How to support your favorite comic book(s)
I was just asked on Twitter how someone could buy Young Justice in a way that was sure to benefit me. Here’s the basics:
Any sales of a comic through a local comics shop or in digital form through an official outlet will help earn royalties for the creative team. But regarding comic book shops, it gets a little tricky.
As far as the publisher is concerned, the sale of a comic is made when the comic book shop orders the book from the distributor. Whether the comic is then purchased, taken home and read, or sits indefinitely in the shop’s inventory matters to the shop, but not to the publisher.

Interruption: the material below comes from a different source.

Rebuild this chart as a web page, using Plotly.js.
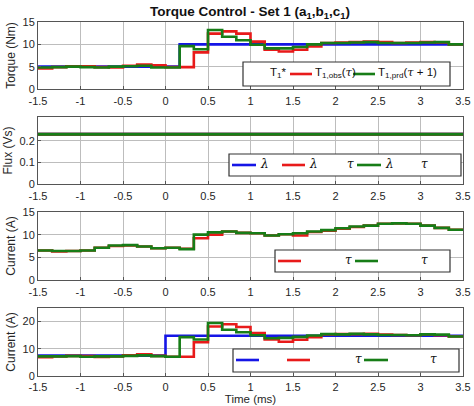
<!DOCTYPE html>
<html><head><meta charset="utf-8">
<script src="https://cdn.plot.ly/plotly-3.0.1.min.js"></script>
<style>html,body{margin:0;padding:0;background:#fff;}#chart{width:474px;height:406px;}</style>
</head><body><div id="chart"></div>
<script>
// time edges of each sample step (ms)
const time = [-1.5,-1.3333,-1.1667,-1.0,-0.8333,-0.6667,-0.5,-0.3333,-0.1667,0.0,
  0.1667,0.3333,0.5,0.6667,0.8333,1.0,1.1667,1.3333,1.5,1.6667,
  1.8333,2.0,2.1667,2.3333,2.5,2.6667,2.8333,3.0,3.1667,3.3333,3.5];

// Torque (Nm)
const torqueRef = [5,5,5,5,5,5,5,5,5,5, 10,10,10,10,10,10,10,10,10,10, 10,10,10,10,10,10,10,10,10,10,10];
const torqueObs = [4.6,4.9,5.1,5.1,4.9,4.8,5.2,5.5,5.3,4.9, 4.9,8.2,12.4,12.9,12.4,10.6,8.8,8.4,8.8,9.5, 10.3,10.4,10.5,10.6,10.5,10.3,10.4,10.5,10.4,10.0,10.0];
const torquePrd = [4.8,4.9,5.0,4.9,4.8,5.0,5.1,5.2,4.8,4.8, 9.6,8.9,13.2,11.7,10.9,9.9,9.1,9.1,9.4,10.0, 10.3,10.3,10.4,10.5,10.3,10.3,10.3,10.4,10.5,10.0,10.0];

// Flux (Vs)
const fluxRef = [0.23,0.23,0.23,0.23,0.23,0.23,0.23,0.23,0.23,0.23,0.23,0.23,0.23,0.23,0.23,0.23,0.23,0.23,0.23,0.23,0.23,0.23,0.23,0.23,0.23,0.23,0.23,0.23,0.23,0.23,0.23];
const fluxObs = [0.23,0.23,0.23,0.23,0.23,0.23,0.23,0.23,0.23,0.23,0.23,0.23,0.23,0.23,0.23,0.23,0.23,0.23,0.23,0.23,0.23,0.23,0.23,0.23,0.23,0.23,0.23,0.23,0.23,0.23,0.23];
const fluxPrd = [0.23,0.23,0.23,0.23,0.23,0.23,0.23,0.23,0.23,0.23,0.23,0.23,0.23,0.23,0.23,0.23,0.23,0.23,0.23,0.23,0.23,0.23,0.23,0.23,0.23,0.23,0.23,0.23,0.23,0.23,0.23];

// Current panel 3 (A)
const cur3Obs = [6.5,6.3,6.4,6.5,7.1,7.5,7.6,7.4,7.0,7.1, 6.9,9.2,10.0,10.7,10.4,10.3,9.8,10.1,9.8,10.6, 10.9,11.3,11.7,12.0,12.4,12.5,12.4,12.0,11.5,11.1,11.1];
const cur3Prd = [6.5,6.4,6.4,6.5,7.1,7.6,7.7,7.4,7.0,7.1, 6.8,10.0,10.5,10.7,10.4,10.3,9.8,10.1,10.3,10.7, 11.0,11.4,11.8,12.0,12.4,12.5,12.4,12.0,11.5,11.1,11.1];

// Current panel 4 (A)
const cur4Ref = [7.5,7.5,7.5,7.5,7.5,7.5,7.5,7.5,7.5,14.8, 14.8,14.8,14.8,14.8,14.8,14.8,14.8,14.8,14.8,14.8, 14.8,14.8,14.8,14.8,14.8,14.8,14.8,14.8,14.8,14.8,14.8];
const cur4Obs = [6.9,7.2,7.4,7.3,7.0,7.2,7.6,8.0,7.4,7.1, 7.1,12.4,18.2,19.0,18.0,15.8,13.4,12.6,13.3,14.3, 15.3,15.4,15.4,15.5,15.2,15.1,15.0,15.3,15.0,14.5,14.5];
const cur4Prd = [7.2,7.2,7.3,7.1,7.2,7.2,7.4,7.6,7.3,7.1, 14.3,13.4,19.5,17.0,16.1,15.0,13.9,14.0,14.4,14.9, 15.4,15.3,15.5,15.3,15.1,15.1,15.0,15.3,15.2,14.5,14.5];

const xTickVals = [-1.5,-1,-0.5,0,0.5,1,1.5,2,2.5,3,3.5];
const xTickText = ['-1.5','-1','-0.5','0','0.5','1','1.5','2','2.5','3','3.5'];
const yTitles = ['Torque (Nm)','Flux (Vs)','Current (A)','Current (A)'];

const BLUE = '#1515e6', RED = '#e81a1a', GREEN = '#177d17';
const LW = 2.6;

function tr(y, color, ax, w) {
  return {x: time, y: y, mode: 'lines', line: {shape: 'hv', color: color, width: w || LW},
          xaxis: 'x' + ax, yaxis: 'y' + ax, showlegend: false, hoverinfo: 'skip'};
}
const data = [
  tr(torqueRef, BLUE, ''), tr(torqueObs, RED, ''), tr(torquePrd, GREEN, ''),
  tr(fluxRef, BLUE, '2', 3), tr(fluxObs, RED, '2', 3), tr(fluxPrd, GREEN, '2', 3),
  tr(cur3Obs, RED, '3'), tr(cur3Prd, GREEN, '3'),
  tr(cur4Ref, BLUE, '4'), tr(cur4Obs, RED, '4'), tr(cur4Prd, GREEN, '4')
];

// pixel -> paper helpers
const X0 = 38, X1 = 463, YT = 22, YB = 376;
const px = x => (x - X0) / (X1 - X0);
const py = y => (YB - y) / (YB - YT);

const font = {family: 'Liberation Sans, Arial, sans-serif', size: 11, color: '#262626'};
function xa(anchor) {
  return {anchor: anchor, domain: [0, 1], range: [-1.5, 3.5], tickvals: xTickVals, ticktext: xTickText,
    showgrid: true, gridcolor: '#bdbdbd', gridwidth: 1, zeroline: false,
    showline: true, linecolor: '#555', linewidth: 1, mirror: true,
    ticks: 'inside', ticklen: 3, tickcolor: '#555', tickfont: font, ticklabelstandoff: 2};
}
function ya(anchor, dom, range, tv, title) {
  return {anchor: anchor, domain: dom, range: range, tickvals: tv,
    showgrid: true, gridcolor: '#bdbdbd', gridwidth: 1, zeroline: false,
    showline: true, linecolor: '#555', linewidth: 1, mirror: true,
    ticks: 'inside', ticklen: 3, tickcolor: '#555', tickfont: font,
    title: {text: title, font: {family: font.family, size: 12, color: '#262626'}, standoff: 4}};
}

const layout = {
  width: 474, height: 406,
  margin: {l: X0, r: 474 - X1, t: YT, b: 406 - YB},
  paper_bgcolor: '#fff', plot_bgcolor: '#fff',
  showlegend: false,
  title: {text: '<b>Torque Control - Set 1 (a<sub>1</sub>,b<sub>1</sub>,c<sub>1</sub>)</b>',
    font: {family: font.family, size: 13.5, color: '#111'}, x: px(250), xref: 'paper', xanchor: 'center',
    y: 1 - 11 / 406, yref: 'container', yanchor: 'middle'},
  xaxis: xa('y'), yaxis: ya('x', [py(89), py(22)], [0, 15], [0, 5, 10, 15], yTitles[0]),
  xaxis2: xa('y2'), yaxis2: ya('x2', [py(184), py(117)], [0, 0.31], [0, 0.1, 0.2], yTitles[1]),
  xaxis3: xa('y3'), yaxis3: ya('x3', [py(280), py(212)], [0, 15], [0, 5, 10, 15], yTitles[2]),
  xaxis4: Object.assign(xa('y4'), {ticklabelstandoff: 1,
    title: {text: 'Time (ms)', font: {family: font.family, size: 11.5, color: '#262626'}, standoff: 0}}),
  yaxis4: ya('x4', [0, py(308)], [0, 25], [0, 10, 20], yTitles[3]),
  shapes: [], annotations: []
};

function box(x0, y0, x1, y1) {
  layout.shapes.push({type: 'rect', xref: 'paper', yref: 'paper', x0: px(x0), x1: px(x1), y0: py(y1), y1: py(y0),
    fillcolor: '#fff', line: {color: '#333', width: 1.2}, layer: 'above'});
}
function seg(x0, x1, y, color) {
  layout.shapes.push({type: 'line', xref: 'paper', yref: 'paper', x0: px(x0), x1: px(x1), y0: py(y), y1: py(y),
    line: {color: color, width: 2.6}, layer: 'above'});
}
function txt(x, y, t, anchor, sz) {
  layout.annotations.push({xref: 'paper', yref: 'paper', x: px(x), y: py(y), text: t, showarrow: false,
    xanchor: anchor || 'left', yanchor: 'middle', font: {family: font.family, size: sz || 12, color: '#111'}});
}
const serif = s => '<span style="font-family:DejaVu Serif;font-style:italic">' + s + '</span>';

// legend 1
box(243, 62, 450, 86);
txt(289, 73, 'T<sub>1</sub>*', 'right', 11.5);
seg(290, 312, 74, RED);
txt(313, 73, 'T<sub>1,obs</sub>(' + serif('τ') + ')', 'left', 11.5);
seg(353, 375, 74, GREEN);
txt(376, 73, 'T<sub>1,prd</sub>(' + serif('τ') + ' + 1)', 'left', 11.5);

// legend 2
box(229, 154, 461, 176);
seg(232, 256, 165, BLUE); txt(258, 164, serif('λ'));
seg(282, 305, 165, RED); txt(307, 164, serif('λ'));
txt(345, 164, serif('τ'));
seg(357, 381, 165, GREEN); txt(383, 164, serif('λ'));
txt(419, 164, serif('τ'));

// legend 3
box(275, 250, 450, 272);
seg(278, 301, 261, RED); txt(343, 260, serif('τ'));
seg(355, 378, 261, GREEN); txt(419, 260, serif('τ'));

// legend 4
box(233, 349, 459, 372);
seg(236, 259, 360, BLUE);
seg(287, 310, 360, RED); txt(353, 359, serif('τ'));
seg(364, 388, 360, GREEN); txt(428, 359, serif('τ'));

Plotly.newPlot('chart', data, layout, {displayModeBar: false, staticPlot: true});
</script></body></html>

Additionally, some shops are better than others about displaying and effectively promoting anything designated as an all-ages title. Often these books are off in their own section and not displayed with the rest of the “mainstream” titles, and aren’t ordered by the shop in the same quantities. This creates another problem. If a shop only orders 2 or 3 copies of a book, even when those copies sell out it doesn’t create much of an impression to convince that shop into ordering more of that title and promoting the book to its customers. So if you like Young Justice, Avengers: Earth’s Mightiest Heroes, or any other comic, here’s what you do:
Don’t just find the comic at your shop and buy a copy. Establish a “pull list” at that shop and put the titles you care about picking up every month on that list (most shops have a system like this). That does much more to let the shop know there is demand for a book than just buying the comic would. And usually a shop will purchase copies of books to fill their pull list orders in addition to the quantities they intend to display on their shelves, so you just increased the sales of that book by one. If everyone did that, it would add up very quickly! So by all means, talk to the staff at your local shop about the comic, post reviews on line, tell friends about the comic. But in the end, it’s when that enthusiasm translates into additional SALES that your efforts will mean something to comic shops in determining what books they display and promote and to publishers, which in turn plays a part in determining which books continue and which don’t.